Blow-up of the above photo showing the motorman's script-lettering grade badge, along with a small shield-shaped badge of unknown pattern.
Script-lettering 'grade' cap badges of the pattern issued by the D&DTCo - it is currently unclear whether the company issued these in brass or nickel.
A conductor - taken shortly after opening - in a long, double-breasted overcoat.
Blow-up of the photo of Tramcar No 22 below, showing the motorman - probably taken during the Great War or shortly afterwards. Note the absence of the shield-shaped cap badge seen in earlier photos. Magnification of this photo suggests that the buttons were plain with a scalloped rim, similar to those worn by nearby Kirkcaldy and Wemyss (the latter from 1912 onwards).
A line-up of the senior staff - photo undated, but probably taken not long after opening (1909). Back row, left to right: Inspector Brown, Inspector Leitch and Inspector Duncan. Front row: Chief Inspector Menzies, two clerkesses, and the manager, Mr Shepherd.
A blow-up of the above photo showing Inspector Leitch. The uniform is a standard style for this grade, used by numerous tramway systems throughout the country.

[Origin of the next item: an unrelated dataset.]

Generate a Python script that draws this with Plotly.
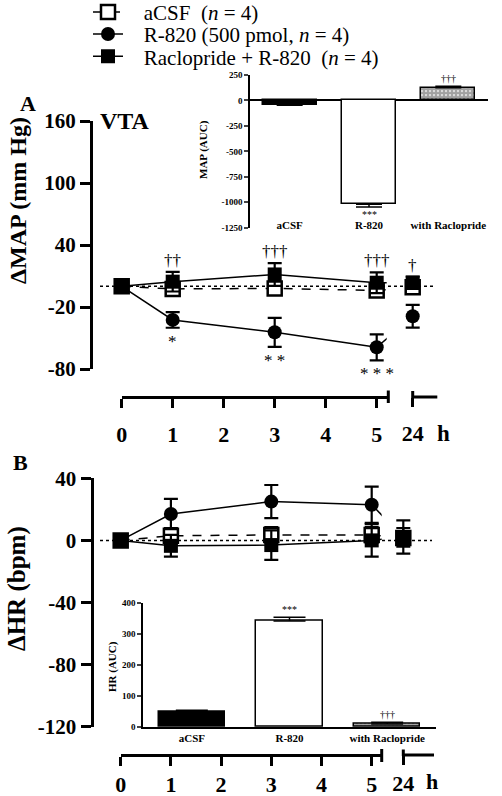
import plotly.graph_objects as go

W, H = 502, 796
def fx(px): return px / W
def fy(py): return 1 - py / H

FONT = "Liberation Serif"

# ---------------- data ----------------
hours = [0, 1, 3, 5]
hour_late = [24]
hour_ticks = [0, 1, 2, 3, 4, 5]

names = ["\u00a0\u00a0\u00a0aCSF\u00a0\u00a0(<i>n</i> = 4)",
         "\u00a0\u00a0\u00a0R-820 (500 pmol, <i>n</i> = 4)",
         "\u00a0\u00a0\u00a0Raclopride + R-820\u00a0\u00a0(<i>n</i> = 4)"]

map_acsf = [0, -2.5, -2, -4]
map_acsf_sem = [0, 3, 3, 4]
map_acsf_24 = [-1]
map_acsf_24_sem = [4]
map_r820 = [0, -32.5, -44.5, -59]
map_r820_sem = [0, 7.6, 14, 12.6]
map_r820_24 = [-29]
map_r820_24_sem = [11]
map_rac = [0, 4.5, 11.5, 3.5]
map_rac_sem = [0, 9.5, 11, 10]
map_rac_24 = [3.5]
map_rac_24_sem = [6]

hr_acsf = [0, 3, 3.5, 3.5]
hr_acsf_sem = [0, 5, 5, 5]
hr_acsf_24 = [1.5]
hr_acsf_24_sem = [4]
hr_r820 = [0, 17, 25, 23]
hr_r820_sem = [0, 9.8, 10.7, 11.7]
hr_r820_24 = [2]
hr_r820_24_sem = [6]
hr_rac = [0, -3.5, -3, 0]
hr_rac_sem = [0, 7, 9.5, 10.5]
hr_rac_24 = [2.2]
hr_rac_24_sem = [10.7]

auc_groups = ["aCSF", "R-820", "with Raclopride"]
map_auc = [-40, -1020, 124]
map_auc_sem = [6, 26, 16]
hr_auc = [49, 341, 10]
hr_auc_sem = [5, 12, 5]

map_ticks = [-80, -20, 40, 100, 160]
map_ticktext = ["-80", "-20", "40", "100", "160"]
hr_ticks = [-120, -80, -40, 0, 40]
hr_ticktext = ["-120", "-80", "-40", "0", "40"]
map_auc_ticks = [-1250, -1000, -750, -500, -250, 0, 250]
map_auc_ticktext = ["-1250", "-1000", "-750", "-500", "-250", "0", "250"]
hr_auc_ticks = [0, 100, 200, 300, 400]

map_marks_dag = ["††", "†††", "†††"]   # above Raclopride at 1, 3, 5 h
map_marks_dag24 = "†"
map_marks_star = ["*", "* *", "* * *"]  # below R-820 at 1, 3, 5 h

# ---------------- layout constants (pixels) ----------------
A_X0, A_X5END, A_PXH = 121.7, 386.7, 51.0
A_X24, A_X24END = 412.7, 437.3
B_X0, B_X5END, B_PXH = 120.7, 381.7, 50.2
B_X24, B_X24END = 403.3, 434.0
PAD = 12  # extra room left of the 24 h point so its error bars are not clipped
A_RANGE_END = (A_X5END - A_X0) / A_PXH
B_RANGE_END = (B_X5END - B_X0) / B_PXH
A_POS24 = A_RANGE_END + (A_X24 - A_X5END) / A_PXH
B_POS24 = B_RANGE_END + (B_X24 - B_X5END) / B_PXH
A_AX_Y, B_AX_Y = 397, 755

styles = [
    dict(symbol="square", color="white", lw=2.5, dash="dash"),
    dict(symbol="circle", color="black", lw=0, dash="solid"),
    dict(symbol="square", color="black", lw=0, dash="solid"),
]

fig = go.Figure()

def add_panel(xa, ya, x24a, series, pos24, legend_on):
    for i, (vals, sems, v24, s24) in enumerate(series):
        st = styles[i]
        marker = dict(symbol=st["symbol"], size=14, color=st["color"],
                      line=dict(color="black", width=st["lw"]))
        err = dict(type="data", array=sems, visible=True, color="black",
                   thickness=2.2, width=7)
        # stub line towards the 24 h point (clipped at axis break)
        fig.add_trace(go.Scatter(x=[hours[-1], pos24], y=[vals[-1], v24[0]],
                                 mode="lines", xaxis=xa, yaxis=ya,
                                 line=dict(color="black", width=1.5, dash=st["dash"]),
                                 showlegend=False, hoverinfo="skip", cliponaxis=True))
        if legend_on:
            kw = dict(showlegend=True, name=names[i],
                      legend=["legend", "legend2", "legend3"][i])
        else:
            kw = dict(showlegend=False)
        fig.add_trace(go.Scatter(x=hours, y=vals, mode="lines+markers",
                                 xaxis=xa, yaxis=ya, marker=marker, error_y=err,
                                 line=dict(color="black", width=1.5, dash=st["dash"]),
                                 cliponaxis=False, **kw))
        fig.add_trace(go.Scatter(x=hour_late, y=v24, mode="markers",
                                 xaxis=x24a, yaxis=ya, marker=marker,
                                 error_y=dict(err, array=s24),
                                 showlegend=False, cliponaxis=False))

# order: aCSF, R-820, Raclopride (Raclopride on top)
add_panel("x", "y", "x2", [
    (map_acsf, map_acsf_sem, map_acsf_24, map_acsf_24_sem),
    (map_r820, map_r820_sem, map_r820_24, map_r820_24_sem),
    (map_rac, map_rac_sem, map_rac_24, map_rac_24_sem)], A_POS24, True)
add_panel("x4", "y4", "x5", [
    (hr_acsf, hr_acsf_sem, hr_acsf_24, hr_acsf_24_sem),
    (hr_r820, hr_r820_sem, hr_r820_24, hr_r820_24_sem),
    (hr_rac, hr_rac_sem, hr_rac_24, hr_rac_24_sem)], B_POS24, False)

# insets
bar_marker = dict(color=["black", "white", "white"],
                  line=dict(color="black", width=1.5),
                  pattern=dict(shape=["", "", "."], fgcolor="black", bgcolor="white",
                               size=4, solidity=0.8))
fig.add_trace(go.Bar(x=auc_groups, y=map_auc, xaxis="x3", yaxis="y3", width=0.68,
                     marker=bar_marker, showlegend=False,
                     error_y=dict(type="data", symmetric=False,
                                  array=[s if v > 0 else 0 for v, s in zip(map_auc, map_auc_sem)],
                                  arrayminus=[s if v < 0 else 0 for v, s in zip(map_auc, map_auc_sem)],
                                  color="black", thickness=1.5, width=13)))
fig.add_trace(go.Bar(x=auc_groups, y=hr_auc, xaxis="x6", yaxis="y6", width=0.68,
                     marker=bar_marker, showlegend=False,
                     error_y=dict(type="data", symmetric=False,
                                  array=[s if v > 0 else 0 for v, s in zip(hr_auc, hr_auc_sem)],
                                  arrayminus=[s if v < 0 else 0 for v, s in zip(hr_auc, hr_auc_sem)],
                                  color="black", thickness=1.5, width=16)))

big = dict(family=FONT, size=22, color="black", weight="bold")
small = dict(family=FONT, size=9, color="black", weight="bold")
cat = dict(family=FONT, size=11, color="black", weight="bold")

main_x = dict(showline=True, linewidth=3, linecolor="black", ticks="outside",
              ticklen=9, tickwidth=3, tickcolor="black", showgrid=False, zeroline=False,
              tickfont=big, anchor="free", ticklabelstandoff=8)
main_y = dict(showline=True, linewidth=3, linecolor="black", ticks="outside",
              ticklen=10, tickwidth=3, tickcolor="black", showgrid=False, zeroline=False,
              tickfont=dict(big, size=21), anchor="free")

fig.update_layout(
    width=W, height=H, margin=dict(l=0, r=0, t=0, b=0, autoexpand=False),
    paper_bgcolor="white", plot_bgcolor="white",
    font=dict(family=FONT, color="black"),
    bargap=0,
    xaxis=dict(main_x, domain=[fx(A_X0), fx(A_X5END)], range=[0, A_RANGE_END],
               tickvals=hour_ticks, position=fy(A_AX_Y)),
    xaxis2=dict(main_x, domain=[fx(A_X24 - PAD), fx(A_X24END)], showline=False,
                range=[24 - PAD / A_PXH, 24 + (A_X24END - A_X24) / A_PXH],
                tickvals=hour_late, position=fy(A_AX_Y)),
    yaxis=dict(main_y, domain=[fy(369), fy(121)], range=[-80, 160],
               tickvals=map_ticks, ticktext=map_ticktext, position=fx(91)),
    xaxis4=dict(main_x, domain=[fx(B_X0), fx(B_X5END)], range=[0, B_RANGE_END],
                tickvals=hour_ticks, position=fy(B_AX_Y), ticklabelstandoff=0),
    xaxis5=dict(main_x, domain=[fx(B_X24 - PAD), fx(B_X24END)], showline=False,
                range=[24 - PAD / B_PXH, 24 + (B_X24END - B_X24) / B_PXH],
                tickvals=hour_late, position=fy(B_AX_Y), ticklabelstandoff=0),
    yaxis4=dict(main_y, domain=[fy(726.7), fy(478.3)], range=[-120, 40],
                tickvals=hr_ticks, ticktext=hr_ticktext, position=fx(91.5)),
    xaxis3=dict(domain=[fx(250), fx(488)], range=[-0.5, 2.5], anchor="free",
                position=fy(217), showline=False, ticks="", tickfont=cat,
                showgrid=False, zeroline=False),
    yaxis3=dict(domain=[fy(227.7), fy(75)], range=[-1250, 250], anchor="x3",
                showline=True, linewidth=1.5, linecolor="black", ticks="outside",
                ticklen=4, tickwidth=1.5, tickvals=map_auc_ticks,
                ticktext=map_auc_ticktext, tickfont=small, showgrid=False,
                zeroline=True, zerolinewidth=1.5, zerolinecolor="black"),
    xaxis6=dict(domain=[fx(143), fx(436)], range=[-0.5, 2.5], anchor="y6",
                showline=True, linewidth=1.5, linecolor="black", ticks="",
                tickfont=cat, showgrid=False, zeroline=False),
    yaxis6=dict(domain=[fy(727), fy(602.7)], range=[0, 400], anchor="x6",
                showline=True, linewidth=1.5, linecolor="black", ticks="outside",
                ticklen=4, tickwidth=1.5, tickvals=hr_auc_ticks, tickfont=small,
                showgrid=False, zeroline=False),
)

leg = dict(xanchor="left", yanchor="middle", bgcolor="rgba(0,0,0,0)",
           font=dict(family=FONT, size=21, color="black"), borderwidth=0)
fig.update_layout(
    legend=dict(leg, x=fx(88), y=fy(12.3)),
    legend2=dict(leg, x=fx(88), y=fy(34.3)),
    legend3=dict(leg, x=fx(88), y=fy(56.7)),
)

# reference lines, 24 h axis segments and axis-break marks
blk = dict(color="black", width=3)
shapes = [
    dict(type="line", xref="paper", yref="y", x0=fx(100), x1=fx(435), y0=0, y1=0,
         line=dict(color="black", width=1.5, dash="dot"), layer="below"),
    dict(type="line", xref="paper", yref="y4", x0=fx(100), x1=fx(432), y0=0, y1=0,
         line=dict(color="black", width=1.5, dash="dot"), layer="below"),
    dict(type="line", xref="paper", yref="paper", x0=fx(A_X24), x1=fx(A_X24END),
         y0=fy(A_AX_Y), y1=fy(A_AX_Y), line=blk),
    dict(type="line", xref="paper", yref="paper", x0=fx(B_X24), x1=fx(B_X24END),
         y0=fy(B_AX_Y), y1=fy(B_AX_Y), line=blk),
    dict(type="line", xref="paper", yref="paper", x0=fx(388.3), x1=fx(388.3),
         y0=fy(390.5), y1=fy(403), line=blk),
    dict(type="line", xref="paper", yref="paper", x0=fx(A_X24), x1=fx(A_X24),
         y0=fy(391), y1=fy(398), line=blk),
    dict(type="line", xref="paper", yref="paper", x0=fx(381.7), x1=fx(381.7),
         y0=fy(749), y1=fy(762), line=blk),
    dict(type="line", xref="paper", yref="paper", x0=fx(B_X24), x1=fx(B_X24),
         y0=fy(749.5), y1=fy(756), line=blk),
]
fig.update_layout(shapes=shapes)

ann = []
def text(x, y, s, size, bold=True, angle=0, xanchor="center", yanchor="middle"):
    ann.append(dict(x=fx(x), y=fy(y), xref="paper", yref="paper", text=s,
                    showarrow=False, textangle=angle, xanchor=xanchor, yanchor=yanchor,
                    font=dict(family=FONT, size=size, color="black",
                              weight="bold" if bold else "normal")))

text(28, 103, "A", 22)
text(125, 121, "VTA", 24)
text(20, 462, "B", 22)
text(18, 201, "ΔMAP (mm Hg)", 24, angle=-90)
text(17, 589, "ΔHR (bpm)", 25, angle=-90)
text(203, 150, "MAP (AUC)", 11, angle=-90)
text(112, 667, "HR (AUC)", 11, angle=-90)
text(443.3, 433, "h", 23)
text(431.7, 781, "h", 22)

# significance marks (main panel A)
for t, v, s, m in zip(hours[1:], map_rac[1:], map_rac_sem[1:], map_marks_dag):
    ann.append(dict(x=t, y=v + s, xref="x", yref="y", text=m, showarrow=False,
                    yanchor="bottom", yshift=0,
                    font=dict(family=FONT, size=17, color="black")))
ann.append(dict(x=hour_late[0], y=map_rac_24[0] + map_rac_24_sem[0], xref="x2", yref="y",
                text=map_marks_dag24, showarrow=False, yanchor="bottom",
                font=dict(family=FONT, size=17, color="black")))
for t, v, s, m in zip(hours[1:], map_r820[1:], map_r820_sem[1:], map_marks_star):
    ann.append(dict(x=t, y=v - s, xref="x", yref="y", text=m, showarrow=False,
                    yanchor="top", yshift=-2,
                    font=dict(family=FONT, size=17, color="black")))
# inset marks
ann.append(dict(x=auc_groups[1], y=map_auc[1] - map_auc_sem[1], xref="x3", yref="y3",
                text="***", showarrow=False, yanchor="top",
                font=dict(family=FONT, size=10, color="black")))
ann.append(dict(x=auc_groups[2], y=map_auc[2] + map_auc_sem[2], xref="x3", yref="y3",
                text="†††", showarrow=False, yanchor="bottom",
                font=dict(family=FONT, size=10, color="black")))
ann.append(dict(x=auc_groups[1], y=hr_auc[1] + hr_auc_sem[1], xref="x6", yref="y6",
                text="***", showarrow=False, yanchor="bottom",
                font=dict(family=FONT, size=10, color="black")))
ann.append(dict(x=auc_groups[2], y=hr_auc[2] + hr_auc_sem[2], xref="x6", yref="y6",
                text="†††", showarrow=False, yanchor="bottom",
                font=dict(family=FONT, size=10, color="black")))
fig.update_layout(annotations=ann)

fig.write_html("out.html", config={"displayModeBar": False},
               post_script="document.body.style.margin='0px';")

Another blow-up, this time of Chief Inspector Menzies.
Inspector Rennie with Tramcar No 39 at the Rosyth terminus - photo undated, but definitely post Great War. The uniform is identical to that seen in the earlier photo above. Note the chevrons on the lower sleeves.
A shot with three inspectors and what appear to be depot staff - photo undated, but probably taken in the 1930s. The inspectors' uniforms still bear embroidered grades, but the jacket is now a more modern double-breasted design with lapels.
A blow-up of the above photo showing one of the new style jackets.
Dunfermine and District Tramways Inspector's cap badge - brass. This badge is somewhat of a mystery, firstly due to its curious American styling, and secondly, because there is no sign (in the photographic record) of it ever being worn. Alan Brotchie Collection.
Conductress and motorman with Tramcar No 22 at Cowdenbeath Depot - photo undated, but probably taken during the Great War or shortly afterwards, given that the destination box is still above the top rail (these were moved to below the canopy in the early 1920s). The conductress appears to be wearing a makeshift uniform with her own hat.
A couple of conductresses and a motorman pose for the cameraman on the platform of Rumblingwell-bound Tramcar No 12 - photo undated, but probably taken in the early 1920s (the destination box is below the canopy). The lady on the right is wearing a uniform with a cap and oval cap badge, but the lady on the left appears to be completely in informal attire.
Another photo of a conductress - date uncertain - but one in which a long uniform coat is clearly being worn, along with a peaked cap bearing a cap badge, probably a regimental sweetheart badge.